[TUHS] reviving a bit of WWB

Clem Cole clemc at ccc.com
Tue Sep 22 07:57:00 AEST 2020


Right .. I remember running into/using that idiom in a couple of places in
a few other drivers in the early years.  I also remember working one of the
CAD tools (it may have been one of the UCB CAD editors) which were very
graphics centric and running into it there.
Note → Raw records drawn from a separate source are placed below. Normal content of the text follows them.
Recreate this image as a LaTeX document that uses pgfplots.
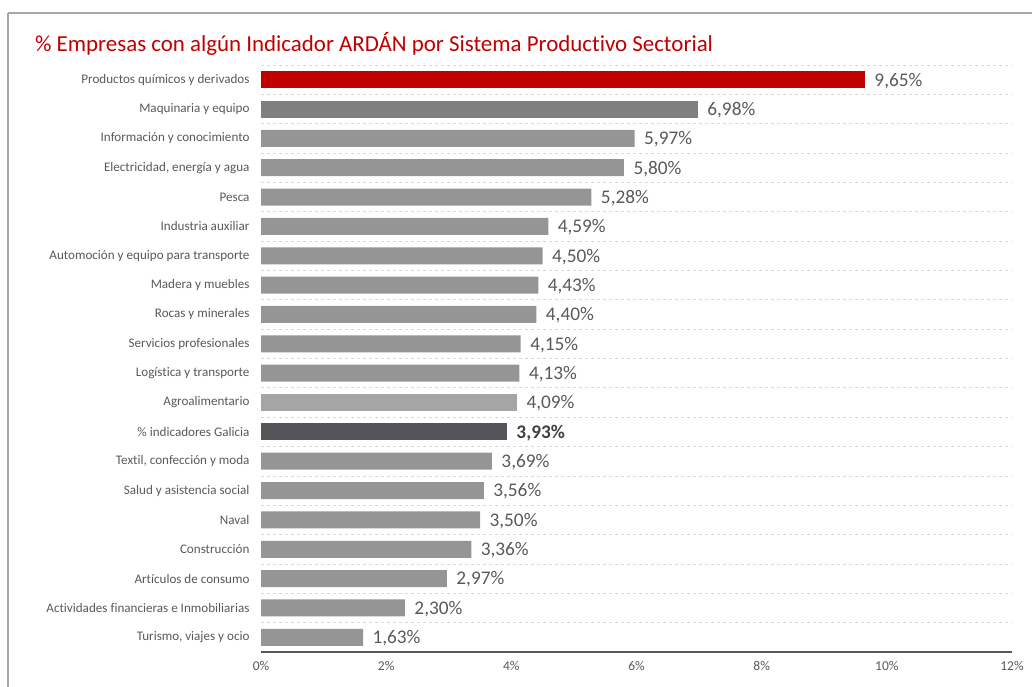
\documentclass[border=0pt]{standalone}
\usepackage{pgfplots}
\pgfplotsset{compat=1.18}
\usepackage{fontspec}
\setmainfont[Ligatures=NoCommon]{Carlito}
\definecolor{cred}{HTML}{C00000}
\definecolor{cdark}{HTML}{7F7F7F}
\definecolor{cmid}{HTML}{959595}
\definecolor{clight}{HTML}{A5A5A5}
\definecolor{cgal}{HTML}{545459}
\definecolor{ctxt}{HTML}{595959}
\definecolor{cgrid}{HTML}{D9D9D9}
\definecolor{cborder}{HTML}{A6A6A6}
\begin{document}
\begin{tikzpicture}
\useasboundingbox (0pt,0pt) rectangle (1032pt,686pt);
\draw[cborder,line width=2pt] (8pt,673pt) -- (8pt,-20pt) (8pt,673pt) -- (1050pt,673pt);
\node[anchor=base west,text=cred,font=\fontsize{22.9}{26}\selectfont,inner sep=0pt] at (35pt,634pt) {\% Empresas con algún Indicador ARDÁN por Sistema Productivo Sectorial};
\begin{axis}[
  at={(261pt,34pt)}, anchor=south west,
  scale only axis, width=751pt, height=587pt,
  xmin=0, xmax=12, ymin=0.5, ymax=20.5, y dir=reverse,
  xbar, bar width=17pt, bar shift=0pt,
  axis x line*=bottom, axis y line*=left,
  x axis line style={ctxt,line width=1.2pt,-},
  y axis line style={draw=none},
  xtick={0,2,...,12}, xticklabels={0\%,2\%,4\%,6\%,8\%,10\%,12\%},
  xticklabel style={text=ctxt,font=\fontsize{13.5}{15}\selectfont,yshift=-6pt},
  major tick length=0pt, minor tick length=0pt,
  ytick={1,...,20},
  yticklabels={Productos químicos y derivados,Maquinaria y equipo,Información y conocimiento,{Electricidad, energía y agua},Pesca,Industria auxiliar,Automoción y equipo para transporte,Madera y muebles,Rocas y minerales,Servicios profesionales,Logística y transporte,Agroalimentario,\% indicadores Galicia,{Textil, confección y moda},Salud y asistencia social,Naval,Construcción,Artículos de consumo,Actividades financieras e Inmobiliarias,{Turismo, viajes y ocio}},
  yticklabel style={text=ctxt,font=\fontsize{13.1}{15}\selectfont,xshift=-8pt},
  minor ytick={0.5,1.5,...,19.5},
  yminorgrids=true, minor grid style={cgrid,dashed,line width=0.8pt},
  /pgf/number format/assume math mode=true,
  nodes near coords={\pgfmathprintnumber[fixed,fixed zerofill,precision=2,use comma]{\pgfplotspointmeta}\%},
  nodes near coords style={text=ctxt,font=\fontsize{19.3}{21}\selectfont,anchor=west,xshift=6pt,yshift=-1pt},
  clip=false,
]
\addplot[fill=cred,draw=none] coordinates {(9.65,1)};
\addplot[fill=cdark,draw=none] coordinates {(6.98,2)};
\addplot[fill=cmid,draw=none] coordinates {(5.97,3) (5.80,4) (5.28,5) (4.59,6) (4.50,7) (4.43,8) (4.40,9) (4.15,10) (4.13,11) (3.69,14) (3.56,15) (3.50,16) (3.36,17) (2.97,18) (2.30,19) (1.63,20)};
\addplot[fill=clight,draw=none] coordinates {(4.09,12)};
\addplot[fill=cgal,draw=none,nodes near coords style={font=\fontsize{19.3}{21}\selectfont\bfseries,text=black!75}] coordinates {(3.93,13)};
\end{axis}
\end{tikzpicture}
\end{document}
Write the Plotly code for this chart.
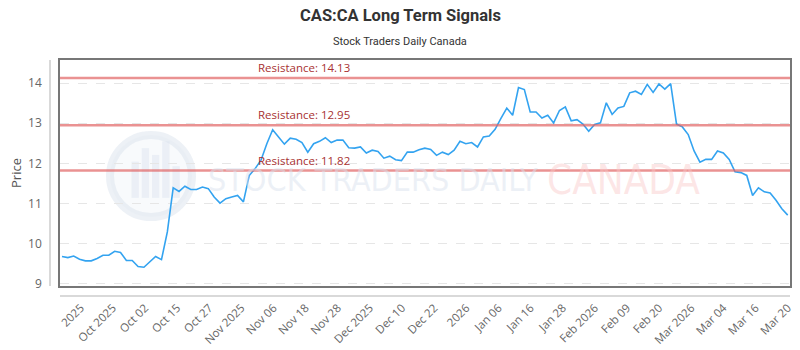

I always looked at this as part of the original C heritage from simpler
times *i.e.* from ESPOL/BCPL/B and the like, when it was still considered a
'low level' language that mapped well to the HW at hand.  As the more and
more features got added, the focus of the language changed ... ney
Chisnall's 2018 screed: C is not a low level language
<https://queue.acm.org/detail.cfm?id=3212479>   Not nearly as bad as the
pile we got with 'modern' C++ [which I'm loath to use].

Clem

On Mon, Sep 21, 2020 at 5:23 PM Rob Pike <robpike at gmail.com> wrote:

> Back when we were running v5 at the University of Toronto, we had a
> graphics device that we accessed, on our split I&D space 11/45, using 0,
> something like this:
>
> struct x {
>    int reg0, reg1, ...;
> };
>
> 0->reg1 = 0234;
>
> Several old details of old C made this possible as well: Struct tags were
> global, -> worked on any pointer, and ints and pointers were
> interchangeable.
>
> -rob
>
>
> On Tue, Sep 22, 2020 at 6:51 AM John Cowan <cowan at ccil.org> wrote:
>
>>
>>
>> On Mon, Sep 21, 2020 at 1:55 AM Steve Nickolas <usotsuki at buric.co> wrote:
>>
>>
>>> I've never written anything that uses varargs, so I've never run into
>>> that.  But I've actually done quite a bit of work with an environment
>>> where this isn't true: MS-DOS using the large or huge model.  In this
>>> environment, sizeof(int)=2, and sizeof(void*) is 4. Of course, it's not
>>> conformant to pass an int variable as an argument where a pointer variable
>>> is expected.
>>>
>>
>> If the compiler was ISO-conformant (which it almost certainly was not),
>> that would not matter.  0 in int context would be a 2-byte int with all
>> bits zero, and 0 in pointer context would be a 4-byte null pointer,
>> probably with all bits zero.
>>
>> C doesn't require that the address represented by the null pointer
>> (whether or not it is all-bits-zero) is inaccessible, merely that there is
>> no C object or function there.  A simple shim of the appropriate size (1,
>> 2, 4, 8 bytes depending on the CPU's alignment rules) will suffice.